Quando ci si muove tra le fronde intorno al minuscolo borgo di Casavecchia o quando ci si trova tra a Castelluccio o a Le Caselle, si è avvolti dal bosco e dalle tracce antiche delle pievi, dei microscopici villaggi, e di sera, nella valle, lontana, balugina Arezzo e da un’altra parte c’è il fiume. Certo, questo è un luogo nascosto tra le gole di piccole valli e su modeste alture boschive, ci si sente all’inizio del Casentino eppure, se Capolona è caratterizzata in maniera unica da qualcosa, lo è dall’Arno che, proprio nel cuore di questa valle, “torce il muso” ad Arezzo. E si tratta di un fiume vivo, il cui rapporto con la comunità è raccontato da Simona Baldanzi nelle pagine dedicate a Capolona nel suo Maldifiume:
Daniela conosce la cooperativa In Quiete e i loro progetti, conosce Lando Landi e i suoi musei, conosce ciò che sta intorno all’Arno da queste parti. Mi spiega che secondo lei si sta muovendo qualcosa in un’ottica di recupero, di ripresa in mano dei saperi per rigiocarli. Mi spiega che gli ecomusei, come quelli di Lando, o come quello dell’acqua a Capolona che sta proprio sulla riva dell’Arno, sono frutto di un patto con il quale una comunità si impegna a prendersi cura del proprio territorio, un patto informale, per conservare e utilizzare il patrimonio culturale della popolazione che ci vive e ci ha vissuto.

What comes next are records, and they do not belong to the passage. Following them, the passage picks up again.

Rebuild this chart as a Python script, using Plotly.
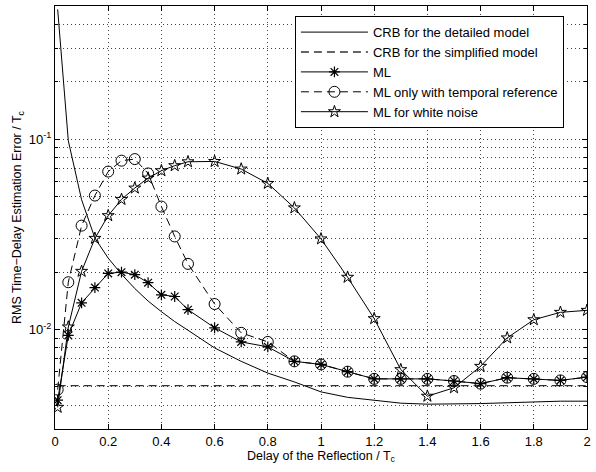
import plotly.graph_objects as go

delay = [0.01, 0.05, 0.1, 0.15, 0.2, 0.25, 0.3, 0.35, 0.4, 0.45, 0.5, 0.6, 0.7,
         0.8, 0.9, 1.0, 1.1, 1.2, 1.3, 1.4, 1.5, 1.6, 1.7, 1.8, 1.9, 2.0]

crb_detailed = [0.48, 0.098, 0.048, 0.0302, 0.0237, 0.0195, 0.0164, 0.0141, 0.0124,
                0.0110, 0.0099, 0.0080, 0.0068, 0.0059, 0.0053, 0.0047, 0.0044,
                0.00425, 0.0041, 0.00405, 0.00405, 0.00408, 0.00412, 0.00416,
                0.0042, 0.0042]

crb_simplified = [0.00507] * len(delay)

ml = [0.00425, 0.0093, 0.0138, 0.0166, 0.0197, 0.0200, 0.0194, 0.0176, 0.0152,
      0.0149, 0.0127, 0.0102, 0.0086, 0.0081, 0.0068, 0.00655, 0.0060, 0.0055,
      0.0055, 0.0055, 0.00536, 0.00519, 0.00558, 0.0055, 0.0054, 0.00562]

ml_temporal = [0.00483, 0.0177, 0.0351, 0.0505, 0.0675, 0.077, 0.0785, 0.066,
               0.0442, 0.0308, 0.0221, 0.0136, 0.0096, 0.0086, 0.0068, 0.00655,
               0.0060, 0.0055, 0.0055, 0.0055, 0.00536, 0.00519, 0.00558, 0.0055,
               0.0054, 0.00562]

ml_white = [0.0039, 0.0103, 0.0202, 0.0301, 0.0396, 0.0482, 0.0553, 0.0624,
            0.0682, 0.0725, 0.076, 0.0763, 0.0696, 0.0585, 0.0435, 0.0299, 0.0188,
            0.0114, 0.00615, 0.00446, 0.00494, 0.0064, 0.00903, 0.01125, 0.0123,
            0.0126]

x_ticks = [0, 0.2, 0.4, 0.6, 0.8, 1.0, 1.2, 1.4, 1.6, 1.8, 2.0]
y_major = [0.01, 0.1]
y_major_text = ["10<sup>-2</sup>", "10<sup>-1</sup>"]
y_minor = [0.003, 0.004, 0.005, 0.006, 0.007, 0.008, 0.009,
           0.02, 0.03, 0.04, 0.05, 0.06, 0.07, 0.08, 0.09,
           0.2, 0.3, 0.4, 0.5]

FONT = "Liberation Sans, Arial, Helvetica, sans-serif"
DASH = "8px,5px"
GRID = "1px,3px"

fig = go.Figure()
fig.add_trace(go.Scatter(x=delay, y=crb_detailed, mode="lines",
                         name="CRB for the detailed model",
                         line=dict(color="black", width=1)))
fig.add_trace(go.Scatter(x=delay, y=crb_simplified, mode="lines",
                         name="CRB for the simplified model",
                         line=dict(color="#333", width=1.3, dash=DASH)))
fig.add_trace(go.Scatter(x=delay, y=ml, mode="lines+markers", name="ML",
                         line=dict(color="black", width=1),
                         marker=dict(symbol="asterisk-open", size=9,
                                     line=dict(color="black", width=1.2))))
fig.add_trace(go.Scatter(x=delay, y=ml_temporal, mode="lines+markers",
                         name="ML only with temporal reference",
                         line=dict(color="black", width=1, dash=DASH),
                         marker=dict(symbol="circle-open", size=11, color="black",
                                     line=dict(color="black", width=1))))
fig.add_trace(go.Scatter(x=delay, y=ml_white, mode="lines+markers",
                         name="ML for white noise",
                         line=dict(color="black", width=1),
                         marker=dict(symbol="star-open", size=9, color="black",
                                     line=dict(color="black", width=1))))

fig.update_layout(
    width=596, height=472,
    margin=dict(l=55, r=5, t=5, b=43),
    paper_bgcolor="white", plot_bgcolor="white",
    font=dict(family=FONT, size=12, color="black"),
    showlegend=True,
    legend=dict(x=0.451, y=0.976, xanchor="left", yanchor="top",
                bgcolor="white", bordercolor="black", borderwidth=1,
                font=dict(size=13), itemwidth=67, tracegroupgap=0),
    xaxis=dict(range=[0, 2], tickmode="array", tickvals=x_ticks,
               ticks="inside", ticklen=5, tickcolor="black",
               showline=True, linecolor="black", linewidth=1, mirror="allticks",
               showgrid=True, gridcolor="#444", griddash=GRID, gridwidth=1,
               zeroline=False,
               title=dict(text="Delay of the Reflection / T<sub>c</sub>",
                          standoff=2, font=dict(size=12.5)),
               tickfont=dict(size=13)),
    yaxis=dict(type="log", range=[-2.5229, -0.30103], tickmode="array",
               tickvals=y_major, ticktext=y_major_text,
               ticks="inside", ticklen=5, tickcolor="black",
               showline=True, linecolor="black", linewidth=1, mirror="allticks",
               showgrid=True, gridcolor="#444", griddash=GRID, gridwidth=1,
               zeroline=False,
               minor=dict(tickmode="array", tickvals=y_minor, ticks="inside",
                          ticklen=3, tickcolor="black", showgrid=True,
                          gridcolor="#444", griddash=GRID, gridwidth=1),
               title=dict(text="RMS Time−Delay Estimation Error / T<sub>c</sub>",
                          standoff=4, font=dict(size=12.5)),
               tickfont=dict(size=13)),
)

fig.write_html("out.html")
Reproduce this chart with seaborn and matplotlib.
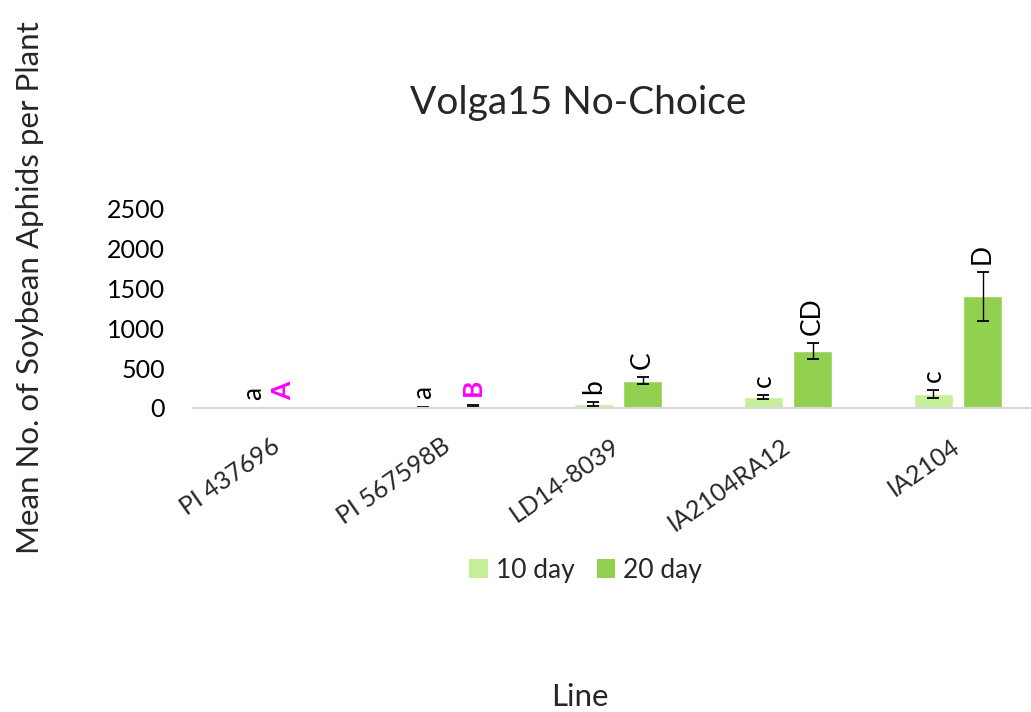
import pandas as pd
import matplotlib.pyplot as plt
import seaborn as sns
from matplotlib.patches import Patch
from matplotlib.transforms import offset_copy, ScaledTranslation

# Values
lines = ["PI 437696", "PI 567598B", "LD14-8039", "IA2104RA12", "IA2104"]
days = ["10 day", "20 day"]
mean_10 = [0, 5, 45, 135, 176]
mean_20 = [0, 25, 345, 712, 1403]
err_10 = [0, 6, 24, 25, 46]
err_20 = [0, 15, 45, 98, 305]
letters_10 = ["a", "a", "b", "c", "c"]
letters_20 = ["A", "B", "C", "CD", "D"]
highlight = ["A", "B"]   # drawn bold magenta in the original
yticks = [0, 500, 1000, 1500, 2000, 2500]

colors = ["#C5EF9A", "#92D050"]
magenta = "#FF00FF"

df = pd.DataFrame({
    "Line": lines * 2,
    "Day": [days[0]] * len(lines) + [days[1]] * len(lines),
    "Mean": mean_10 + mean_20,
})

sns.set_style("white")
plt.rcParams["font.family"] = ["Lato", "DejaVu Sans"]

fig = plt.figure(figsize=(10.31, 7.12), dpi=100)
ax = fig.add_axes([0.1872, 0.427, 0.8244, 0.2795])

sns.barplot(data=df, x="Line", y="Mean", hue="Day", palette=colors,
            saturation=1, width=0.58, gap=0.2, errorbar=None,
            legend=False, ax=ax)

# error bars and significance letters on top of each bar
for cont, errs, letters in zip(ax.containers, [err_10, err_20], [letters_10, letters_20]):
    for bar, e, let in zip(cont.patches, errs, letters):
        x = bar.get_x() + bar.get_width() / 2
        h = bar.get_height()
        if e > 0:
            ax.errorbar(x, h, yerr=e, color="black", lw=1.0, capsize=4, capthick=1.3)
        hl = let in highlight
        # the "A" label sits a little left of its bar in the original
        tr = offset_copy(ax.transData, fig=fig, x=(-14 if let == "A" else 0), y=6, units="points")
        ax.text(x, h + e, let, rotation=90, ha="center", va="bottom",
                fontsize=19, transform=tr,
                color=magenta if hl else "black",
                fontweight="bold" if hl else "normal", clip_on=False)

ax.set_xlim(-0.5, len(lines) - 0.5)
ax.set_ylim(0, 2500)
ax.set_yticks(yticks)
ax.set_yticklabels([str(v) for v in yticks])
ax.tick_params(axis="y", length=0, pad=20, labelsize=18, labelcolor="#000000")
ax.tick_params(axis="x", length=0, pad=19, labelsize=18)
shift = ScaledTranslation(-0.07, 0, fig.dpi_scale_trans)
for lab in ax.get_xticklabels():
    lab.set_rotation(35)
    lab.set_ha("right")
    lab.set_va("top")
    lab.set_rotation_mode("anchor")
    lab.set_transform(lab.get_transform() + shift)
ax.set_xlabel("")
ax.set_ylabel("")
for s in ["left", "right", "top"]:
    ax.spines[s].set_visible(False)
ax.spines["bottom"].set_color("#D9D9D9")
ax.spines["bottom"].set_linewidth(1.5)

fig.text(0.561, 0.855, "Volga15 No-Choice", ha="center", va="center", fontsize=28)
fig.text(0.5626, 0.021, "Line", ha="center", va="center", fontsize=22.5)
fig.text(0.029, 0.596, "Mean No. of Soybean Aphids per Plant", rotation=90,
         ha="center", va="center", fontsize=22.5)

handles = [Patch(facecolor=c, edgecolor="none") for c in colors]
fig.legend(handles, days, loc="center", bbox_to_anchor=(0.568, 0.199), ncol=2,
           frameon=False, fontsize=19, handlelength=0.7, handleheight=0.7,
           handletextpad=0.3, columnspacing=0.85)

fig.savefig("out.png", dpi=100)
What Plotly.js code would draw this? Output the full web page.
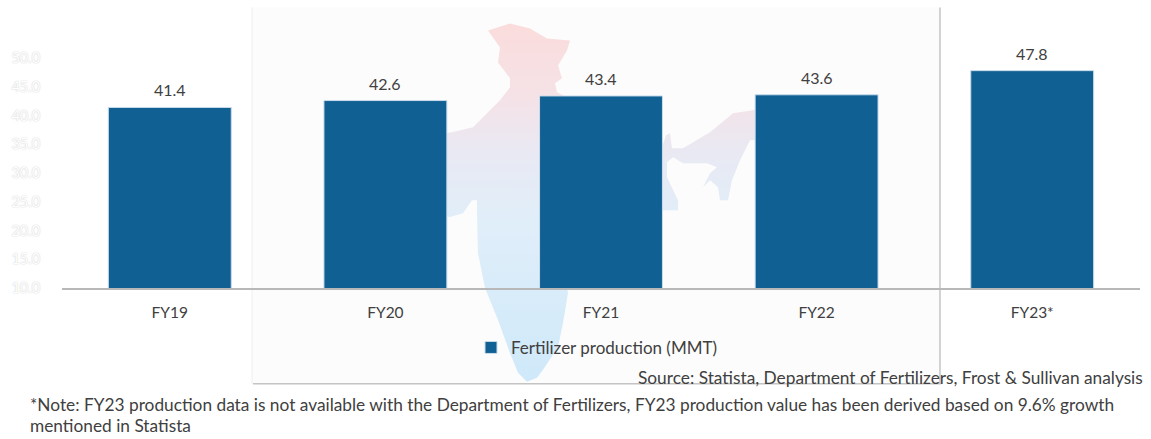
<!DOCTYPE html>
<html>
<head>
<meta charset="utf-8">
<script src="https://cdn.plot.ly/plotly-3.0.1.min.js"></script>
<style>html,body{margin:0;padding:0;background:#fff;overflow:hidden}</style>
</head>
<body>
<div id="chart" style="width:1151px;height:439px"></div>
<script>
const categories = ["FY19", "FY20", "FY21", "FY22", "FY23*"];
const production = [41.4, 42.6, 43.4, 43.6, 47.8];
const seriesName = "Fertilizer production (MMT)";
const sourceText = "Source: Statista, Department of Fertilizers, Frost & Sullivan analysis";
const noteLine1 = "*Note: FY23 production data is not available with the Department of Fertilizers, FY23 production value has been derived based on 9.6% growth";
const noteLine2 = "mentioned in Statista";

const W = 1151, H = 439;
const m = {l: 62, r: 11, t: 57.6, b: 151};
const pw = W - m.l - m.r, ph = H - m.t - m.b;
const fx = p => (p - m.l) / pw;
const fy = p => (H - m.b - p) / ph;
const FONT = "Lato, Carlito, 'Open Sans', sans-serif";

const mapPath = "M488 30 L510 23 L530 28 L547 38 L570 40 L567 50 L558 65 L562 78 L555 83 L557 92 L567 97 L600 115 L640 135 L662 147 L666 135 L670 133 L672 148 L683 148 L710 132 L733 113 L753 110 L790 100 L790 140 L750 140 L740 160 L732 180 L728 200 L720 200 L718 187 L710 180 L703 187 L710 173 L717 167 L707 163 L683 163 L673 157 L667 162 L667 177 L678 200 L678 210 L662 210 L630 235 L590 265 L567 288 L568 293 L563 323 L558 347 L543 370 L537 378 L527 382 L518 373 L510 353 L498 320 L485 288 L478 253 L477 213 L477 200 L472 200 L463 213 L450 217 L440 215 L425 190 L420 165 L430 135 L452 132 L473 127 L500 100 L510 87 L510 78 L498 62 L500 47 Z";
const backdrop = `<svg xmlns="http://www.w3.org/2000/svg" width="${W}" height="${H}" viewBox="0 0 ${W} ${H}">
<defs><linearGradient id="g" gradientUnits="userSpaceOnUse" x1="0" y1="23" x2="0" y2="382">
<stop offset="0" stop-color="#fbdcdc"/><stop offset="0.2" stop-color="#f5e2e6"/><stop offset="0.36" stop-color="#e9e9f3"/><stop offset="0.55" stop-color="#e0eef9"/><stop offset="1" stop-color="#cfe9fa"/></linearGradient></defs>
<rect x="252" y="7" width="688" height="377" fill="#fcfcfc"/>
<path d="${mapPath}" fill="url(#g)"/></svg>`;

const data = [{
  type: "bar",
  name: seriesName,
  x: categories,
  y: production,
  width: 0.57,
  marker: {color: "#116094", line: {color: "#c9dcea", width: 1}},
  showlegend: true
}];

const note = (text, x, y, anchor) => ({
  text, xref: "paper", yref: "paper", x: fx(x), y: fy(y), xanchor: anchor, yanchor: "middle",
  showarrow: false, font: {family: FONT, size: 17.3, color: "#404040"}
});
const line = (x0, y0, x1, y1, color, width) => ({
  type: "line", xref: "paper", yref: "paper", layer: "below",
  x0: fx(x0), x1: fx(x1), y0: fy(y0), y1: fy(y1), line: {color, width}
});
const valueLabels = categories.map((c, i) => ({
  text: production[i].toFixed(1), x: c, y: production[i], xref: "x", yref: "y",
  xanchor: "center", yanchor: "middle", yshift: 17.5, showarrow: false,
  font: {family: FONT, size: 16, color: "#404040"}
}));

const layout = {
  width: W, height: H, margin: m,
  paper_bgcolor: "rgba(0,0,0,0)", plot_bgcolor: "rgba(0,0,0,0)",
  xaxis: {
    type: "category", range: [-0.5, 4.5], showgrid: false, zeroline: false,
    showline: true, linecolor: "#b8b8b8", linewidth: 2,
    ticks: "outside", ticklen: 9, tickcolor: "rgba(0,0,0,0)",
    tickfont: {family: FONT, size: 15.5, color: "#404040"}
  },
  yaxis: {
    range: [10, 50], dtick: 5, tick0: 10, tickformat: ".1f",
    showgrid: false, zeroline: false, showline: false,
    ticks: "outside", ticklen: 18, tickcolor: "rgba(0,0,0,0)",
    tickfont: {family: FONT, size: 14.5, color: "#ffffff", shadow: "0 0 1.5px #bcbcbc"}
  },
  legend: {
    orientation: "h", xref: "paper", yref: "paper", x: fx(471), y: fy(348), xanchor: "left", yanchor: "middle",
    bgcolor: "rgba(0,0,0,0)", font: {family: FONT, size: 17, color: "#404040"},
    itemwidth: 30, tracegroupgap: 0
  },
  images: [{
    source: "data:image/svg+xml;charset=utf-8," + encodeURIComponent(backdrop),
    xref: "paper", yref: "paper", x: fx(0), y: fy(0), sizex: W / pw, sizey: H / ph,
    sizing: "stretch", xanchor: "left", yanchor: "top", layer: "below"
  }],
  shapes: [
    line(252, 7, 252, 384, "#eeeeee", 1),
    line(940, 7, 940, 384, "#c4c4c4", 1.5),
    line(253, 384, 941, 384, "#c4c4c4", 1.5)
  ],
  annotations: valueLabels.concat([
    note(sourceText, 1145, 378, "right"),
    note(noteLine1, 28, 405, "left"),
    note(noteLine2, 28, 426, "left")
  ])
};

Plotly.newPlot("chart", data, layout, {displayModeBar: false, staticPlot: true});
</script>
</body>
</html>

Il racconto di Maldifiume prosegue, e nel capitolo successivo Simona Baldanzi si fa accompagnare proprio là dove il fiume, in modo suggestivo, piega come volesse davvero evitare la città.
Con l’ombrello arancione di Paolo, Marinella e io stiamo sul camminamento di cemento lungo l’Arno a Capolona. Ha piovuto tutta la notte e il fiume è gonfio e robusto. Abbiamo chiesto a Sergio di fermare l’auto e di guardare questo tratto dove la schiuma bianca dell’acqua che scende pare una grande lingua biascicosa pronta a leccare le case, i muri, le pietre. Qua l’Arno ha voce forte. Qua l’Arno è il paese, è la barra del treno che si abbassa per far scendere gli studenti alla stazione, è il museo dell’acqua nella ex centralina, è la ruspa che lavora agli argini e smuove sassi, è la terrazza del bar del centro che si affaccia sul fiume, e lì si discute coi gomiti appoggiati alla ringhiera che guardando l’acqua che scorre anche le parole vengono meglio, viene lavata via la timidezza.
L’Arno non arriva a Arezzo città: come ha descritto Dante nel Purgatorio, torce il muso dalla città abitata da botoli ringhiosi. A Giovi, una frazione, compie una curva quasi a novanta gradi.